By Mike Scarcella
(Reuters) - Fox News Media and its parent Fox Corp won a ruling on Monday dismissing a lawsuit by a former Biden administration official who accused the media giant of defaming her as a proponent of censorship.
Chief U.S. District Judge Colm Connolly in Delaware ruled that Nina Jankowicz, who resigned from her U.S. Department of Homeland Security post in May 2022, could not back up her defamation claims.
Jankowicz sued Fox last year, claiming she was forced to resign from the Disinformation Governance Board as a result of the company's broadcasts. She said Fox had “intentionally trafficked in malicious falsehoods to pad its profits.” Fox denied the claims.
Fox News Media said in a statement on Monday that it was pleased with the decision, calling the case "a politically motivated lawsuit aimed at silencing free speech."
Lawyers for Jankowicz said they disagreed with the order and would appeal.
The Disinformation Governance Board quickly drew criticism from conservative critics of President Joe Biden and others after it was formed in 2022. The administration suspended the board's work in May 2022, and it was dissolved later that year.

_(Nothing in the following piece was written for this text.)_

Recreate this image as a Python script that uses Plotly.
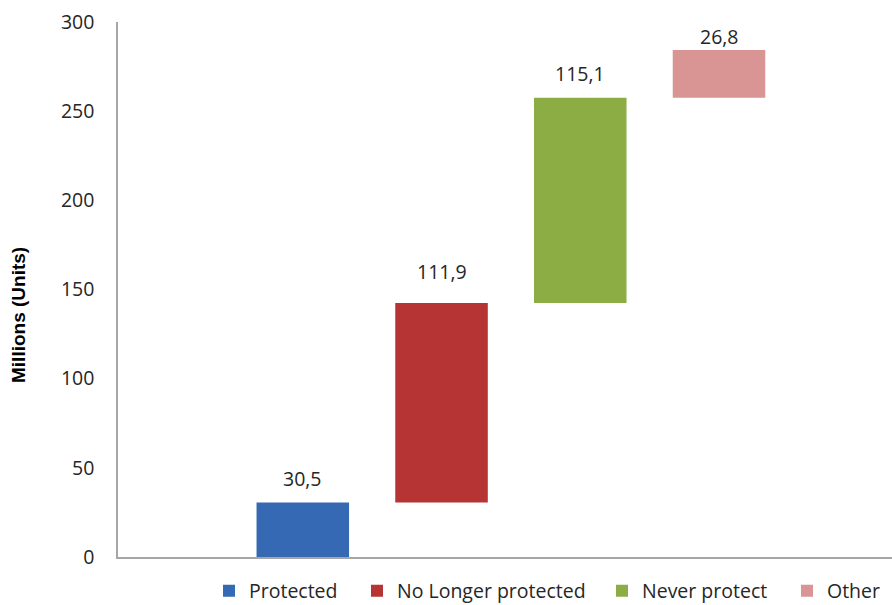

Connolly’s ruling said most of the Fox News statements at issue in the lawsuit were aimed at the board, not at Jankowicz directly. The judge also said viewers would likely have understood the statements at issue to be protected opinion.
“It is undisputed that from the time its existence was announced by DHS, the Disinformation Governance Board was a hypercharged subject of political debate,” Connolly wrote.
Connolly also said the board’s objective “is fairly characterized as a form of censorship.”
Last year, Fox Corp agreed to pay $787.5 million to settle a defamation lawsuit by Dominion Voting Systems that said Fox News broadcast false claims that the company’s voting machines were involved in a conspiracy to rig the 2020 U.S. presidential election.
Fox as part of the settlement said it acknowledged “the court's rulings finding certain claims about Dominion to be false.”